Local File Inclusion+Unsafe YAML Deserialization leads to Remote Code Execution

Category: Web

Difficulty: Medium

Description:

After the notorious malware strike on the Virelia Water Control Facility, phantom alerts and erratic sensor readings plague a system that was supposed to be fully remediated.

As a Black Echo red-team specialist, you must penetrate the compromised portal, unravel its hidden persistence mechanism, and neutralise the backdoor before it can be reactivated. You can access the portal via: http://MACHINE_IP:8080/

Methodology:

From the challenge description we know that port 8080 holds what we need - So, no need to do port scanning!
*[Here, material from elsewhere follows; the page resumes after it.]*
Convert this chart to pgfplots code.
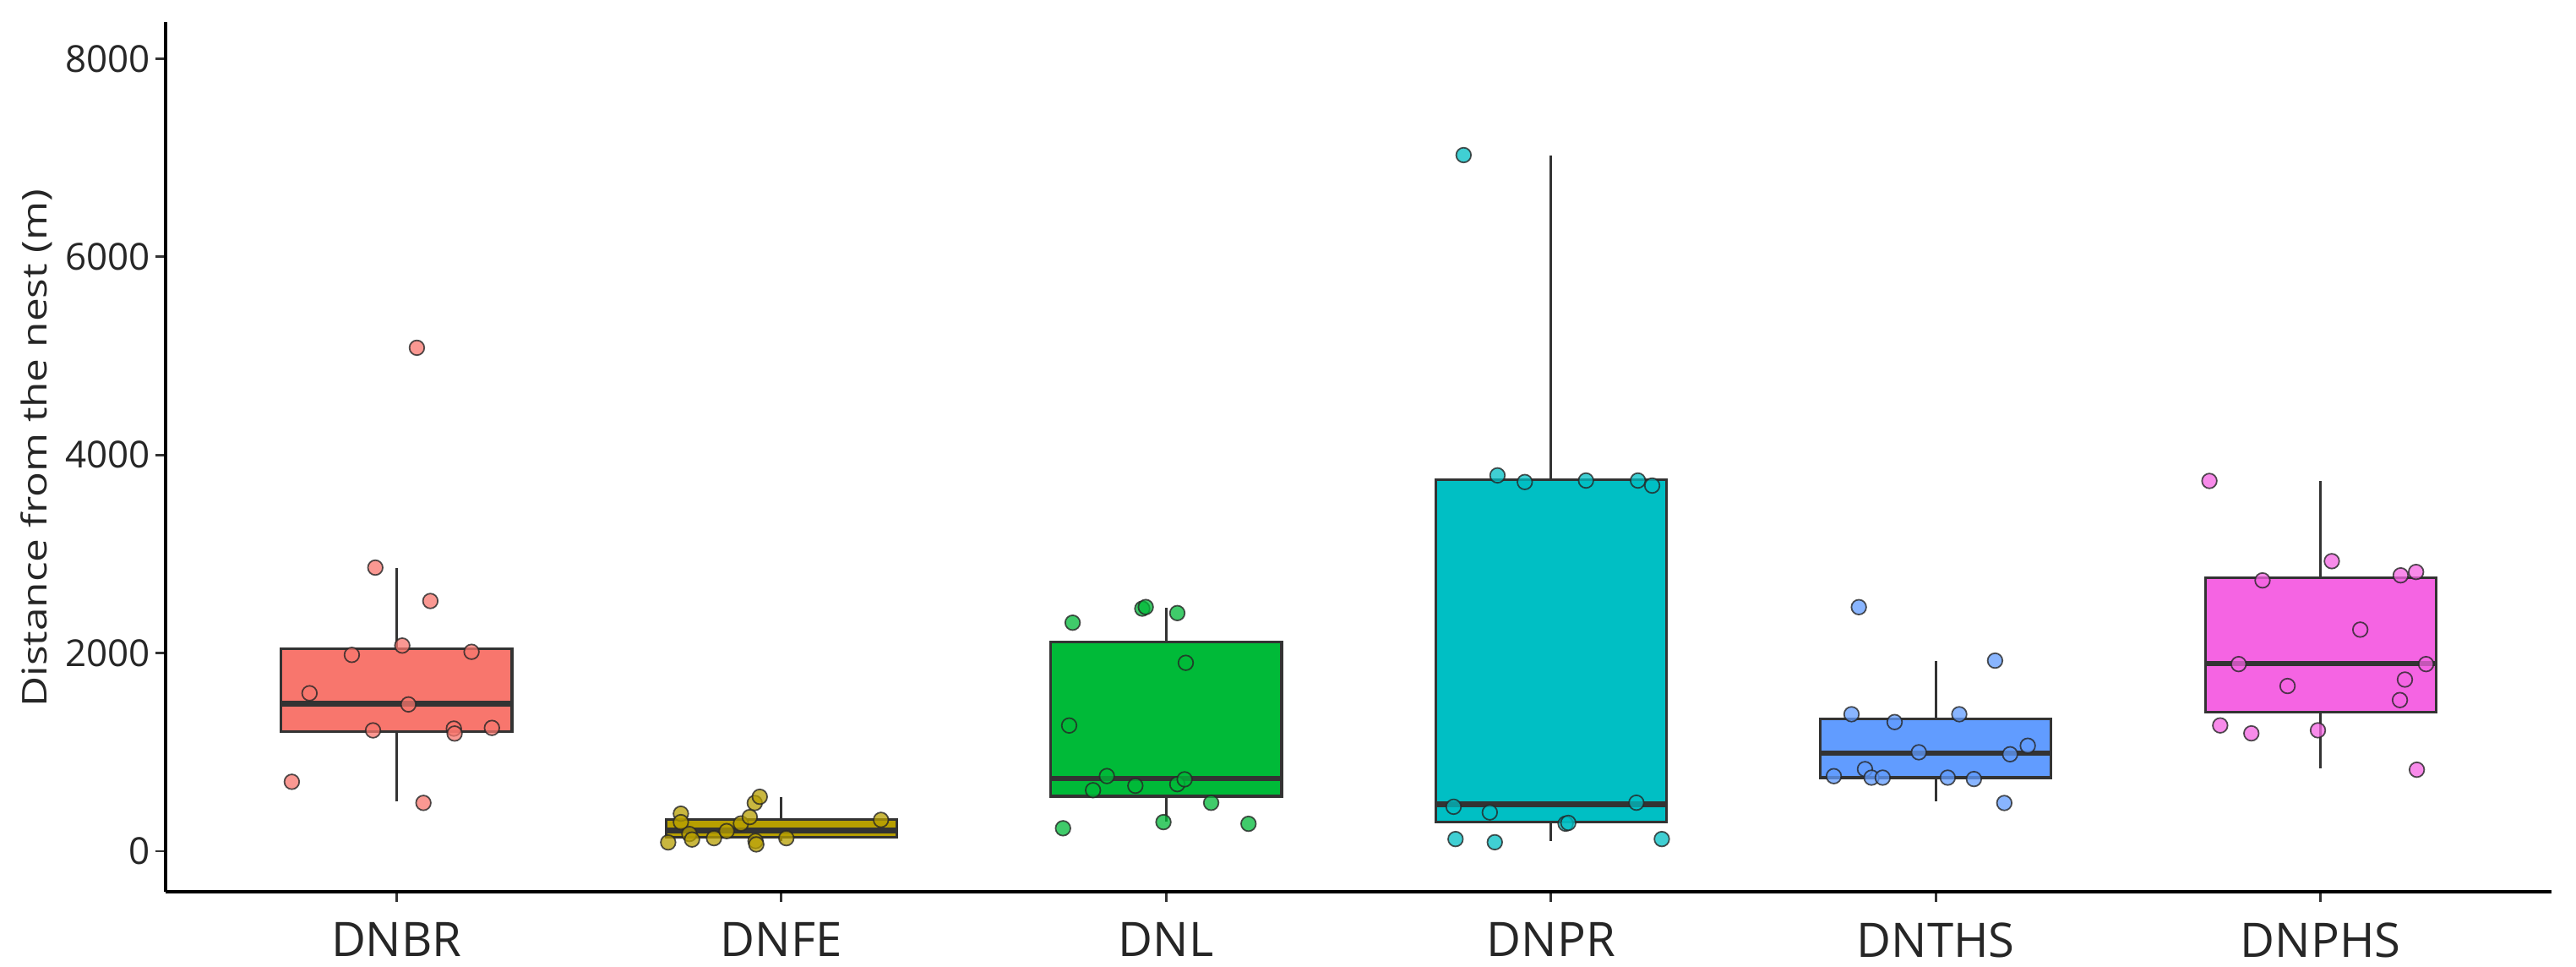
\documentclass[border=0pt]{standalone}
\usepackage{pgfplots}
\pgfplotsset{compat=1.18}
\usepackage{fontspec}
\setmainfont{Open Sans}
\definecolor{cA}{HTML}{F8766D}
\definecolor{cB}{HTML}{B79F00}
\definecolor{cC}{HTML}{00BA38}
\definecolor{cD}{HTML}{00BFC4}
\definecolor{cE}{HTML}{619CFF}
\definecolor{cF}{HTML}{F564E3}
\definecolor{boxline}{HTML}{333333}

\pgfplotstableread{
x y
1.053 5081
0.945 2862
1.088 2525
1.015 2075
0.884 1981
1.195 2012
0.774 1594
1.031 1481
0.939 1219
1.149 1237
1.151 1187
1.248 1244
0.728 700
1.070 487
}\ptsA
\pgfplotstableread{
x y
1.706 88
1.739 378
1.739 293
1.761 173
1.768 117
1.825 131
1.858 202
1.895 279
1.918 344
1.931 486
1.944 549
1.933 102
1.935 68
2.013 131
2.259 316
}\ptsB
\pgfplotstableread{
x y
2.757 2306
2.938 2448
2.947 2464
3.029 2403
3.051 1901
2.748 1268
2.846 758
2.810 615
2.920 660
3.029 676
3.048 725
3.117 488
2.993 293
3.214 276
2.732 231
}\ptsC
\pgfplotstableread{
x y
3.773 7026
3.861 3793
3.932 3726
4.091 3741
4.226 3741
4.263 3690
3.747 448
3.841 391
4.222 489
4.038 277
4.045 285
3.752 122
3.854 90
4.288 122
}\ptsD
\pgfplotstableread{
x y
4.800 2463
5.154 1923
4.781 1382
4.893 1303
5.061 1382
4.956 998
5.193 978
5.239 1064
4.735 757
4.816 828
4.833 742
4.862 742
5.031 742
5.099 728
5.178 486
}\ptsE
\pgfplotstableread{
x y
5.711 3737
6.029 2927
5.849 2733
6.208 2784
6.248 2818
6.103 2236
5.787 1888
6.274 1888
5.914 1667
6.219 1732
6.206 1525
5.739 1269
5.820 1189
5.993 1220
6.250 822
}\ptsF

\pgfplotsset{
  wh/.style={draw=boxline, line width=0.85pt, mark=none},
  bxx/.style={draw=boxline, line width=0.9pt, fill=#1, mark=none, line join=miter},
  med/.style={draw=boxline, line width=1.9pt, mark=none, line cap=butt},
  pts/.style={only marks, mark=*, mark size=2.5pt,
    mark options={draw=black!85, line width=0.5pt, fill=#1, fill opacity=0.75, draw opacity=0.8}},
}

\begin{document}
\begin{tikzpicture}
\path[use as bounding box] (0,0) rectangle (30.49cm,11.44cm);
\begin{axis}[
  at={(1.96cm,0.89cm)}, anchor=south west,
  scale only axis,
  width=28.24cm, height=10.29cm,
  xmin=0.4, xmax=6.6,
  ymin=-410, ymax=8370,
  axis lines*=left,
  axis line style={line width=1.1pt, black},
  xtick={1,2,3,4,5,6},
  xticklabels={DNBR,DNFE,DNL,DNPR,DNTHS,DNPHS},
  ytick={0,2000,4000,6000,8000},
  tick align=outside,
  major tick length=0.12cm,
  tick style={line width=0.8pt, black!80},
  /pgf/number format/assume math mode=true,
  /pgf/number format/set thousands separator={},
  yticklabel style={font=\fontsize{12.5}{14}\selectfont, text=black!85, inner sep=1.5pt},
  xticklabel style={font=\fontsize{16}{18}\selectfont, text=black!85, yshift=-0.12cm},
  ylabel={\scalebox{1.225}[1]{\fontsize{11.5}{13}\selectfont Distance from the nest (m)}},
  every axis y label/.style={at={(axis description cs:0,0.51)}, xshift=-1.53cm, rotate=90, anchor=center, text=black!85},
  clip=false,
]
% DNBR
\addplot[wh] coordinates {(1,500) (1,1206)};
\addplot[wh] coordinates {(1,2044) (1,2862)};
\addplot[bxx=cA] coordinates {(0.7,1206) (1.3,1206) (1.3,2044) (0.7,2044)} -- cycle;
\addplot[med] coordinates {(0.7,1487) (1.3,1487)};
% DNFE
\addplot[wh] coordinates {(2,100) (2,137)};
\addplot[wh] coordinates {(2,322) (2,549)};
\addplot[bxx=cB] coordinates {(1.7,137) (2.3,137) (2.3,322) (1.7,322)} -- cycle;
\addplot[med] coordinates {(1.7,208) (2.3,208)};
% DNL
\addplot[wh] coordinates {(3,297) (3,554)};
\addplot[wh] coordinates {(3,2113) (3,2460)};
\addplot[bxx=cC] coordinates {(2.7,554) (3.3,554) (3.3,2113) (2.7,2113)} -- cycle;
\addplot[med] coordinates {(2.7,734) (3.3,734)};
% DNPR
\addplot[wh] coordinates {(4,101) (4,293)};
\addplot[wh] coordinates {(4,3747) (4,7020)};
\addplot[bxx=cD] coordinates {(3.7,293) (4.3,293) (4.3,3747) (3.7,3747)} -- cycle;
\addplot[med] coordinates {(3.7,474) (4.3,474)};
% DNTHS
\addplot[wh] coordinates {(5,501) (5,742)};
\addplot[wh] coordinates {(5,1334) (5,1923)};
\addplot[bxx=cE] coordinates {(4.7,742) (5.3,742) (5.3,1334) (4.7,1334)} -- cycle;
\addplot[med] coordinates {(4.7,990) (5.3,990)};
% DNPHS
\addplot[wh] coordinates {(6,834) (6,1405)};
\addplot[wh] coordinates {(6,2762) (6,3737)};
\addplot[bxx=cF] coordinates {(5.7,1405) (6.3,1405) (6.3,2762) (5.7,2762)} -- cycle;
\addplot[med] coordinates {(5.7,1894) (6.3,1894)};

\addplot[pts=cA] table[x=x,y=y] {\ptsA};
\addplot[pts=cB] table[x=x,y=y] {\ptsB};
\addplot[pts=cC] table[x=x,y=y] {\ptsC};
\addplot[pts=cD] table[x=x,y=y] {\ptsD};
\addplot[pts=cE] table[x=x,y=y] {\ptsE};
\addplot[pts=cF] table[x=x,y=y] {\ptsF};
\end{axis}
\end{tikzpicture}
\end{document}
Let's break it down - one step at a time.

Step 1: Use the app as intended

Spawn the target machine by clicking on the Start Machine and wait until the machine is fully up(it should take no longer than 3-4 minutes).

Now access the target web app by visiting http://<your-machine-ip>:8080 as stated in the challenge description. - (Remember to replace <your-machine-ip> with the actual machine IP.)

Spend some time in understanding the app logic and what is its intended use.

Step 2: Information Gathering

After poking around for some time, we can clearly see that there are four main sections available on the target portal as follows: 1. Dashboard - Includes a couple of internal IPs 2. Config Updater - (Potentially) allows uploading new YAML config 3. Logs - Includes some debug info and file paths. 4. Telemetry - For viewing internal OT sensor data in the form of a chart.

Step 2: Information Analysis:

Out of the four discovered sections only two of them stand out as potential entry-points for our attack because:

1. Config Updater consists of a HTML form which (apparently) allows us to update the portal's YAML config file. Maybe we can upload a RCE exploit or other potentially dangerous files? But unfortunately, Upon submitting the form we get a 403 Access Denied error so we will leave it as is for now. 2. Logs section shows us some debug logs which reveal:

  • A password-like string: secr3tTM192d390

  • Full Path to the app's source code: /opt/hmi/app.py

  • Full path to another Python file: /opt/hmi/updater.py (Probably, the source code for YAML config updater).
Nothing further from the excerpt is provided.